More than half of people in Serbia, or 53 percent of them, fear that a war might erupt in Kosovo, while 31 are not afraid of such a scenario. 16 percent have no opinion on the issue.
This are the results of a survey conducted by Stata Agency from October 7 to 10 on a sample of 1,546 respondents.
Stata chief researcher Jovanka Vukmirović stated that 42 percent of respondents follow the events in Kosovo, 44 percent partially follow, and 14 percent do not follow at all. 29 percent of respondents think that the Serbian authorities knew in advance about the Banjska attack, 40 percent think they were probably familiar with it, 29 that they were not familiar and 2 percent have no opinion.
44 percent of survey participants believe that Serbia will regain Kosovo when the geopolitical situation in the world changes, 40 percent of them think that it is a lost cause, 15 percent think that it can become Serbian again quite soon and 1 percent has no opinion about the issue.
More than half of the respondents, 56 percent of them, are worried about the threats of sanctions and the introduction of visas for Serbian citizens, while 31 percent are not. 13 percent have no opinion about the matter.

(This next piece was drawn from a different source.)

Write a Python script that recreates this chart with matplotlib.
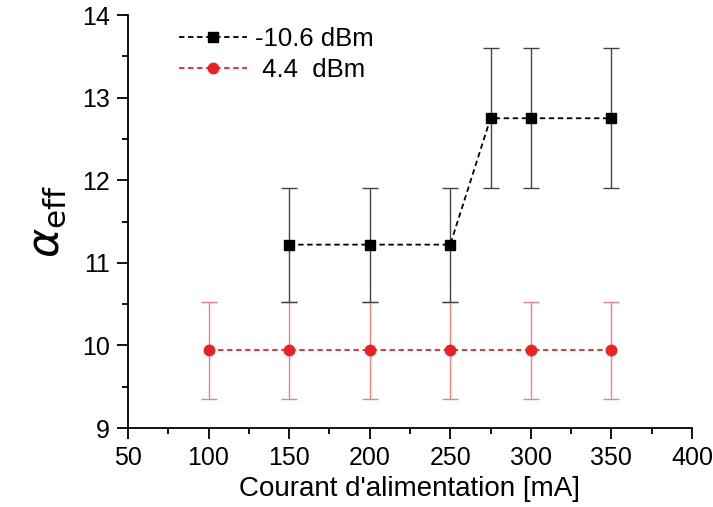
import matplotlib.pyplot as plt

plt.rcParams['font.family'] = ['Liberation Sans', 'DejaVu Sans']

current_low = [150, 200, 250, 275, 300, 350]
alpha_low = [11.22, 11.22, 11.22, 12.75, 12.75, 12.75]
err_low = [0.69, 0.69, 0.69, 0.85, 0.85, 0.85]

current_high = [100, 150, 200, 250, 300, 350]
alpha_high = [9.94, 9.94, 9.94, 9.94, 9.94, 9.94]
err_high = [0.59, 0.59, 0.59, 0.59, 0.59, 0.59]

x_ticks = [50, 100, 150, 200, 250, 300, 350, 400]
y_ticks = [9, 10, 11, 12, 13, 14]

fig = plt.figure(figsize=(7.13, 5.07), dpi=100)
ax = fig.add_axes([0.1795, 0.1558, 0.7910, 0.8146])

ax.errorbar(current_high, alpha_high, yerr=err_high, fmt='none', ecolor='#f08080',
            elinewidth=1, capsize=6, capthick=1, zorder=1)
ax.errorbar(current_low, alpha_low, yerr=err_low, fmt='none', ecolor='#444444',
            elinewidth=1, capsize=6, capthick=1, zorder=2)
ax.plot(current_low, alpha_low, linestyle=(0, (3, 2)), color='black', lw=1.3,
        marker='s', markersize=6.5, label='-10.6 dBm', zorder=3)
ax.plot(current_high, alpha_high, linestyle=(0, (3, 2)), color='#ee2024', lw=1.3,
        marker='o', markersize=7.5, label=' 4.4  dBm', zorder=3)

ax.set_xlim(50, 400)
ax.set_ylim(9, 14)
ax.set_xticks(x_ticks)
ax.set_yticks(y_ticks)
ax.set_xticks([75, 125, 175, 225, 275, 325, 375], minor=True)
ax.set_yticks([9.5, 10.5, 11.5, 12.5, 13.5], minor=True)
ax.tick_params(which='major', direction='out', length=8, width=1.3, labelsize=18, pad=5)
ax.tick_params(which='minor', direction='out', length=4, width=1.3)

for side in ('top', 'right'):
    ax.spines[side].set_visible(False)
for side in ('left', 'bottom'):
    ax.spines[side].set_linewidth(1.3)

ax.set_xlabel("Courant d'alimentation [mA]", fontsize=20, labelpad=4)
ax.set_ylabel(r'$\alpha_{\mathrm{eff}}$', fontsize=32, labelpad=10)

ax.legend(loc='upper left', bbox_to_anchor=(0.05, 1.028), frameon=False, fontsize=18.5,
          handlelength=2.65, handletextpad=0.3, labelspacing=0.3)

fig.savefig('out.png', dpi=100)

When asked whether they have confidence that the Government and the President of Serbia, Aleksandar Vučić, can preserve security, peace and stability in the country in the coming period, 46 percent of respondents answered in the negative, which is 1 percent more than in July.
74 percent of the survey participants cited rising prices as the biggest problem in Serbia, as opposed to 5 percent in the 2011 survey.
60 percent of respondents cited crime and corruption as the biggest problem in the country compared to 17 percent in the 2011 survey. Violence is cited as the biggest problem today by half of the respondents, while in 2011, only 5 percent cited violence.
When evaluating institutions, survey respondents the church the best (41 percent of them), which is a decrease compared to 2011, when 52 percent of respondents rated it as positive, followed by the army and the president, who got 35 and 30 percent, respectively (in 2011, the president was rated positively by only 20 percent of respondents).